> [Required work]: Look through the material below and count the lines with the string "seaborn". Report only the count.

> [Material provided]:
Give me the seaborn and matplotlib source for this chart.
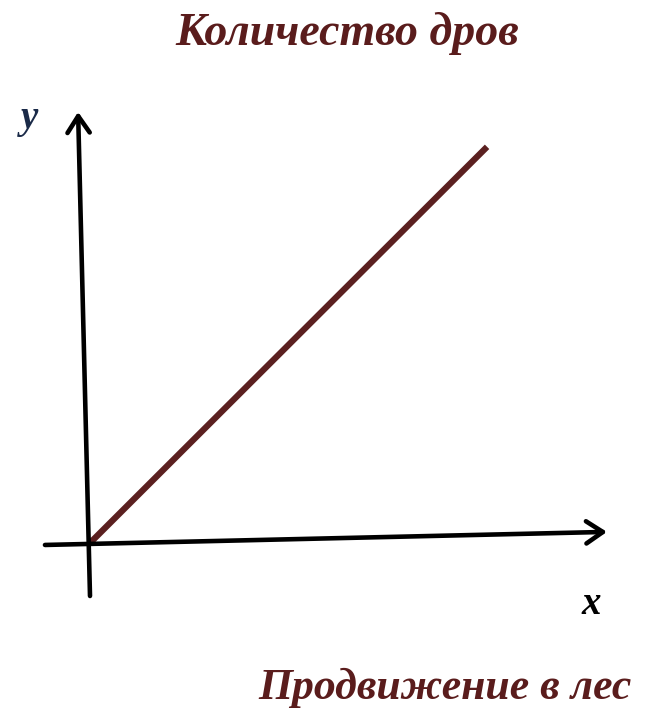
import numpy as np
import pandas as pd
import matplotlib
matplotlib.use("Agg")
import matplotlib.pyplot as plt
import seaborn as sns

#------------data: firewood grows with the way into the forest
progress = [0.0, 1.0]
wood = [0.0, 1.0]
title_text = "Количество дров"
xlabel_text = "Продвижение в лес"

df = pd.DataFrame({"progress": progress, "wood": wood})

sns.set_style("white")
plt.rcParams["font.family"] = ["Liberation Serif", "DejaVu Serif"]

fig = plt.figure(figsize=(6.48, 7.09), dpi=100)
ax = fig.add_axes([0.0694, 0.1594, 0.8673, 0.6827])

#------------the line itself
sns.lineplot(data=df, x="progress", y="wood", color="#5b2020", linewidth=4.5, ax=ax,
             solid_capstyle="butt")

ax.set_xlim(-0.1134, 1.302)
ax.set_ylim(-0.1338, 1.088)
ax.axis("off")

#------------hand drawn looking axes with arrows
arrow = dict(arrowstyle="->,head_length=0.6,head_width=0.4", color="black",
             lw=3.3, mutation_scale=20, shrinkA=0, shrinkB=0)
ax.annotate("", xy=(1.302, 0.028), xytext=(-0.1134, -0.005), arrowprops=arrow)
ax.annotate("", xy=(-0.03, 1.088), xytext=(0.0, -0.1338), arrowprops=arrow)

#------------texts
tstyle = dict(fontweight="bold", fontstyle="italic")
fig.text(0.536, 0.953, title_text, ha="center", va="center", fontsize=33,
         color="#5a1c1c", **tstyle)
fig.text(0.686, 0.030, xlabel_text, ha="center", va="center", fontsize=31.5,
         color="#5a1c1c", **tstyle)
fig.text(0.046, 0.833, "y", ha="center", va="center", fontsize=28,
         color="#1a2a48", **tstyle)
fig.text(0.912, 0.147, "x", ha="center", va="center", fontsize=28,
         color="black", **tstyle)

fig.savefig("out.png", dpi=100)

> [Reply to the exercise]: 2